# vivarium sealant...



## GeckoD (May 30, 2010)

I don't suppose anyone would know how much sealant I would need to effectively seal a vivexcotic LX36...All around the inside and the cams? I don't want to buy more than I need.
Thanks in advance


----------



## roddy mac (Dec 10, 2009)

if your only sealing round the joints.. i bought 1 big tube that goes in a sealant gun.. i done 2x vx 48, ax 22 ax 36 and cusom viv 4' x 6' x 22" if that helps,,, top of my head tube of aqua seal cost about £10 but i think you can source it a bit cheaper


----------



## GeckoD (May 30, 2010)

roddy mac said:


> if your only sealing round the joints.. i bought 1 big tube that goes in a sealant gun.. i done 2x vx 48, ax 22 ax 36 and cusom viv 4' x 6' x 22" if that helps,,, top of my head tube of aqua seal cost about £10 but i think you can source it a bit cheaper


Well the problem is i need to do this viv now and I will need more for another viv in the near future so it has to be resealable or last a while after opening...either that or it has to be enough for just this job...and accordingly priced.
Thanks


----------



## roddy mac (Dec 10, 2009)

GeckoD said:


> Well the problem is i need to do this viv now and I will need more for another viv in the near future so it has to be resealable or last a while after opening...either that or it has to be enough for just this job...and accordingly priced.
> Thanks


 
usual tip when you've done the viv, put a nail or screw in the hole on aqua sealant poss even put cling film over it should last a few months if not more m8


----------



## GeckoD (May 30, 2010)

roddy mac said:


> usual tip when you've done the viv, put a nail or screw in the hole on aqua sealant poss even put cling film over it should last a few months if not more m8


Really? never tried...Ok ill order a big one it works out cheaper in the long run in that case...
Cheers Bru!


----------



## Meko (Apr 29, 2007)

costs about £3.50 for a 330ml tube on eBay but you'll need a 'gun' for it.

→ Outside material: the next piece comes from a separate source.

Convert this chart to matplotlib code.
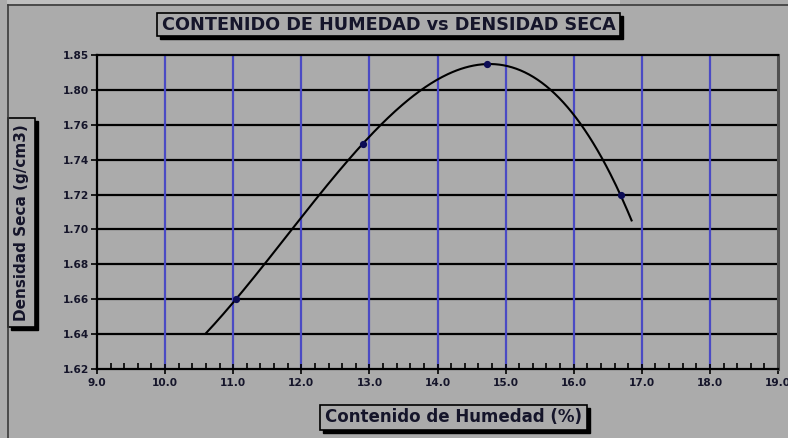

the end will just get a blob of sealant stuck so you can either cut a bit further down to reuse or stick something thin down to poke it out.


----------



## AnythingWithAShell (Apr 14, 2009)

You do get caps to put over the end of the nozzles. Stops the sealant hardening inside the nozzle too. But if that happens you can just get a new nozzle to screw on the tube, probably cheap as chips on eBay.


----------